_THE PROBLEM:_
Pictures are to be left out. Copy exactly the lines from the one containing "Write a LaTeX" to the one containing "(s1) at (270,112)", both ends kept.

_DATA IN THIS EXERCISE:_

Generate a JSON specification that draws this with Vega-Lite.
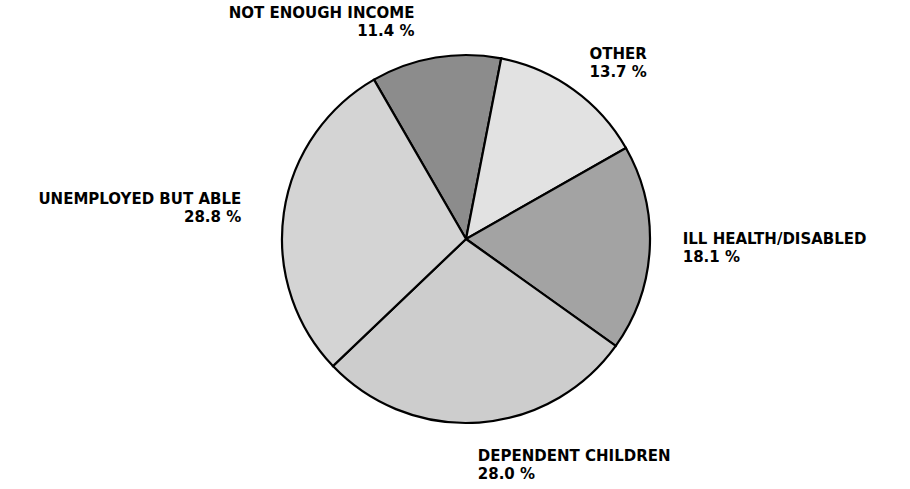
{
  "$schema": "https://vega.github.io/schema/vega-lite/v6.json",
  "autosize": {"type": "none"},
  "width": 888,
  "height": 478,
  "padding": {"left": 22, "top": 0, "right": 0, "bottom": 11},
  "background": "white",
  "config": {"view": {"stroke": null}, "text": {"font": "DejaVu Sans", "fontWeight": "bold", "fontSize": 15, "lineHeight": 18, "lineBreak": "\n", "baseline": "middle", "color": "black"}},
  "data": {
    "values": [
      {"slot": 1, "category": "NOT ENOUGH INCOME", "label": "NOT ENOUGH INCOME\n11.4 %", "pct": 11.4},
      {"slot": 2, "category": "OTHER", "label": "OTHER\n13.7 %", "pct": 13.7},
      {"slot": 3, "category": "ILL HEALTH/DISABLED", "label": "ILL HEALTH/DISABLED\n18.1 %", "pct": 18.1},
      {"slot": 4, "category": "DEPENDENT CHILDREN", "label": "DEPENDENT CHILDREN\n28.0 %", "pct": 28.0},
      {"slot": 5, "category": "UNEMPLOYED BUT ABLE", "label": "UNEMPLOYED BUT ABLE\n28.8 %", "pct": 28.8}
    ]
  },
  "encoding": {
    "theta": {"field": "pct", "type": "quantitative", "stack": true, "scale": {"range": [-0.5236, 5.7596]}},
    "order": {"field": "slot", "type": "quantitative"}
  },
  "layer": [
    {
      "mark": {"type": "arc", "outerRadius": 184, "stroke": "black", "strokeWidth": 2.2},
      "encoding": {
        "color": {
          "field": "category",
          "type": "nominal",
          "legend": null,
          "scale": {
            "domain": ["NOT ENOUGH INCOME", "OTHER", "ILL HEALTH/DISABLED", "DEPENDENT CHILDREN", "UNEMPLOYED BUT ABLE"],
            "range": ["#8c8c8c", "#e2e2e2", "#a3a3a3", "#cdcdcd", "#d4d4d4"]
          }
        }
      }
    },
    {
      "mark": {"type": "text", "radius": 222, "align": "right", "dx": -15, "dy": -7},
      "encoding": {"text": {"condition": {"test": "datum.slot == 1", "field": "label", "type": "nominal"}, "value": ""}}
    },
    {
      "mark": {"type": "text", "radius": 222, "align": "left", "dx": -6, "dy": -5},
      "encoding": {"text": {"condition": {"test": "datum.slot == 2", "field": "label", "type": "nominal"}, "value": ""}}
    },
    {
      "mark": {"type": "text", "radius": 222, "align": "left", "dx": -5, "dy": -11},
      "encoding": {"text": {"condition": {"test": "datum.slot == 3", "field": "label", "type": "nominal"}, "value": ""}}
    },
    {
      "mark": {"type": "text", "radius": 222, "align": "left", "dx": -4, "dy": -4},
      "encoding": {"text": {"condition": {"test": "datum.slot == 4", "field": "label", "type": "nominal"}, "value": ""}}
    },
    {
      "mark": {"type": "text", "radius": 222, "align": "right", "dx": -5, "dy": -8},
      "encoding": {"text": {"condition": {"test": "datum.slot == 5", "field": "label", "type": "nominal"}, "value": ""}}
    }
  ]
}
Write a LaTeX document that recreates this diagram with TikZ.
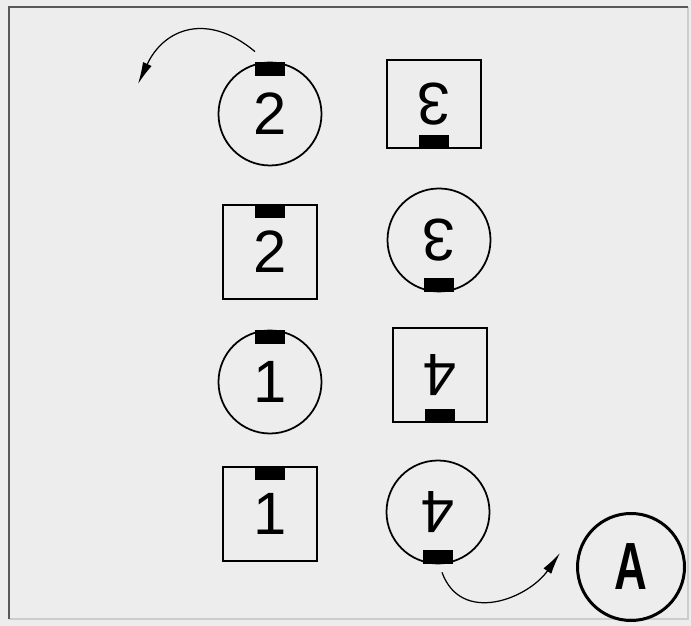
\documentclass[tikz,border=0pt]{standalone}
\usepackage{graphicx}
\usepackage{fontspec}
\setsansfont{Liberation Sans}
\usetikzlibrary{arrows.meta, calc}

\begin{document}
\begin{tikzpicture}[x=0.2mm, y=0.2mm, line width=1pt,
    disc/.style={draw, circle, inner sep=0pt, minimum size=20.6mm,
      font=\sffamily\fontsize{34}{34}\selectfont},
    tile/.style={draw, rectangle, inner sep=0pt, minimum size=18.8mm,
      font=\sffamily\fontsize{34}{34}\selectfont},
    turn/.style={-{Latex[length=4.4mm, width=1.9mm]}, line width=0.7pt}]
  % Paper and frame
  \useasboundingbox (0,0) rectangle (691,626);
  \fill[black!7] (0,0) rectangle (691,626);
  \draw[black!20] (9,7) -- (688,7) -- (688,619);
  \draw[black!65] (9,7) -- (9,619) -- (688,619);

  % Left column
  \node[disc] (c2) at (270,512) {2};
  \node[tile] (s2) at (270,374) {2};
  \node[disc] (c1) at (270,244) {1};
  \node[tile] (s1) at (270,112) {1};

  % Right column (turned over)
  \node[tile, minimum height=17.6mm] (s3) at (434,522) {\rotatebox{180}{3}};
  \node[disc] (c3) at (439,386) {\rotatebox{180}{3}};
  \node[tile] (s4) at (440,251) {\rotatebox{180}{4}};
  \node[disc] (c4) at (438,114) {\rotatebox{180}{4}};

  % Result
  \node[draw, circle, line width=1.7pt, inner sep=0pt, minimum size=21.4mm,
    font=\sffamily\bfseries\fontsize{38}{38}\selectfont] (cA) at (631,59)
    {\scalebox{0.68}[1]{A}};

  % Black marks
  \foreach \n in {c2,s2,c1,s1}
    \fill ($(\n.north)+(-15,-14)$) rectangle ++(30,14);
  \foreach \n in {s3,c3,s4,c4}
    \fill ($(\n.south)+(-15,0)$) rectangle ++(30,14);

  % Turning arrows
  \coordinate (backleft) at (138,542);
  \coordinate (toA) at (560,73);
  \draw[turn] ([shift={(-15,10)}]c2.north) to[out=140, in=65, looseness=1.3] (backleft);
  \draw[turn] ([shift={(4,-8)}]c4.south) to[out=-70, in=235, looseness=1.2] (toA);
\end{tikzpicture}
\end{document}
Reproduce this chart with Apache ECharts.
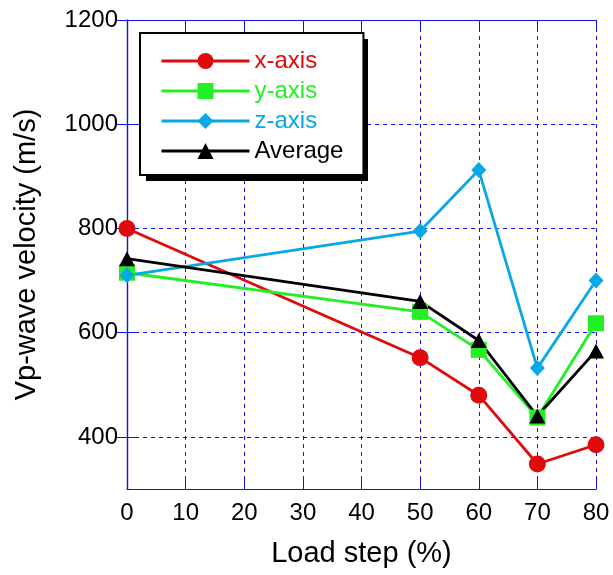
<!DOCTYPE html>
<html>
<head>
<meta charset="utf-8">
<script src="https://cdn.jsdelivr.net/npm/echarts@6/dist/echarts.min.js"></script>
<style>html,body{margin:0;padding:0;background:#fff;}#chart{width:613px;height:575px;}</style>
</head>
<body>
<div id="chart"></div>
<script>
const loadSteps = [0, 50, 60, 70, 80];
const xAxisVel = [800, 552, 480, 348, 385];
const yAxisVel = [715, 640, 567, 437, 618];
const zAxisVel = [710, 795, 912, 532, 700];
const avgVel = [742, 660, 585, 440, 565];
const yTicks = [400, 600, 800, 1000, 1200];
const seriesNames = ['x-axis', 'y-axis', 'z-axis', 'Average'];
const seriesColors = ['#e00a0a', '#22f022', '#08a8e6', '#000000'];

const FONT = 'Liberation Sans, Arial, Helvetica, sans-serif';
const BLUE = '#1010f0';

function pts(vals) { return loadSteps.map((x, i) => [x, vals[i]]); }

const chart = echarts.init(document.getElementById('chart'), null, {renderer: 'canvas'});
const gridLine = {show: true, lineStyle: {color: BLUE, type: [4, 4], width: 1}};
const axisLineStyle = {show: true, lineStyle: {color: BLUE, width: 1.2}};

const symbols = ['circle', 'rect', 'diamond', 'triangle'];
const symSizes = [17, 16, [15, 16], [16, 15]];
const allVals = [xAxisVel, yAxisVel, zAxisVel, avgVel];

chart.setOption({
  animation: false,
  backgroundColor: '#fff',
  textStyle: {fontFamily: FONT},
  grid: {left: 127, right: 17, top: 20, bottom: 86, containLabel: false},
  graphic: [{
    type: 'rect', left: 146, top: 39, z: 3, silent: true,
    shape: {width: 222, height: 142},
    style: {fill: '#000'}
  }],
  legend: {
    orient: 'vertical',
    left: 140, top: 33,
    padding: [16, 20, 12, 20],
    itemGap: 6,
    itemWidth: 88,
    itemHeight: 20,
    backgroundColor: '#fff',
    borderColor: '#000',
    borderWidth: 2,
    z: 5,
    lineStyle: {width: 3},
    data: seriesNames.map((n, i) => ({name: n, textStyle: {color: seriesColors[i]}})),
    textStyle: {fontSize: 24, fontFamily: FONT}
  },
  xAxis: [{
    type: 'value', min: 0, max: 80, interval: 10,
    axisLine: axisLineStyle,
    axisTick: {show: true, inside: true, length: 10, lineStyle: {color: BLUE}},
    axisLabel: {color: '#000', fontSize: 24, margin: 12, fontFamily: FONT},
    splitLine: gridLine,
    name: 'Load step (%)', nameLocation: 'middle', nameGap: 50,
    nameTextStyle: {color: '#000', fontSize: 29, fontFamily: FONT}
  }, {
    type: 'value', min: 0, max: 80, interval: 10, position: 'top',
    axisLine: axisLineStyle,
    axisTick: {show: true, inside: true, length: 12, lineStyle: {color: BLUE}},
    axisLabel: {show: false}, splitLine: {show: false}
  }],
  yAxis: [{
    type: 'value', min: 300, max: 1200,
    axisLine: axisLineStyle,
    axisTick: {show: true, inside: true, length: 12, customValues: yTicks, lineStyle: {color: BLUE}},
    axisLabel: {color: '#000', fontSize: 24, margin: 9, customValues: yTicks, fontFamily: FONT,
      formatter: v => String(v)},
    splitLine: gridLine,
    name: 'Vp-wave velocity (m/s)', nameLocation: 'middle', nameGap: 86, nameRotate: 90,
    nameTextStyle: {color: '#000', fontSize: 29, fontFamily: FONT}
  }, {
    type: 'value', min: 300, max: 1200, position: 'right',
    axisLine: axisLineStyle,
    axisTick: {show: true, inside: true, length: 12, customValues: yTicks, lineStyle: {color: BLUE}},
    axisLabel: {show: false}, splitLine: {show: false}
  }],
  series: seriesNames.map((n, i) => ({
    name: n,
    type: 'line',
    xAxisIndex: 0, yAxisIndex: 0,
    data: pts(allVals[i]),
    symbol: symbols[i],
    symbolSize: symSizes[i],
    showAllSymbol: true,
    clip: false,
    lineStyle: {color: seriesColors[i], width: 2.8},
    itemStyle: {color: seriesColors[i], borderWidth: 0}
  }))
});
</script>
</body>
</html>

_EXERCISE OUTPUT:_
Write a LaTeX document that recreates this diagram with TikZ.
\documentclass[tikz,border=0pt]{standalone}
\usepackage{graphicx}
\usepackage{fontspec}
\setsansfont{Liberation Sans}
\usetikzlibrary{arrows.meta, calc}

\begin{document}
\begin{tikzpicture}[x=0.2mm, y=0.2mm, line width=1pt,
    disc/.style={draw, circle, inner sep=0pt, minimum size=20.6mm,
      font=\sffamily\fontsize{34}{34}\selectfont},
    tile/.style={draw, rectangle, inner sep=0pt, minimum size=18.8mm,
      font=\sffamily\fontsize{34}{34}\selectfont},
    turn/.style={-{Latex[length=4.4mm, width=1.9mm]}, line width=0.7pt}]
  % Paper and frame
  \useasboundingbox (0,0) rectangle (691,626);
  \fill[black!7] (0,0) rectangle (691,626);
  \draw[black!20] (9,7) -- (688,7) -- (688,619);
  \draw[black!65] (9,7) -- (9,619) -- (688,619);

  % Left column
  \node[disc] (c2) at (270,512) {2};
  \node[tile] (s2) at (270,374) {2};
  \node[disc] (c1) at (270,244) {1};
  \node[tile] (s1) at (270,112) {1};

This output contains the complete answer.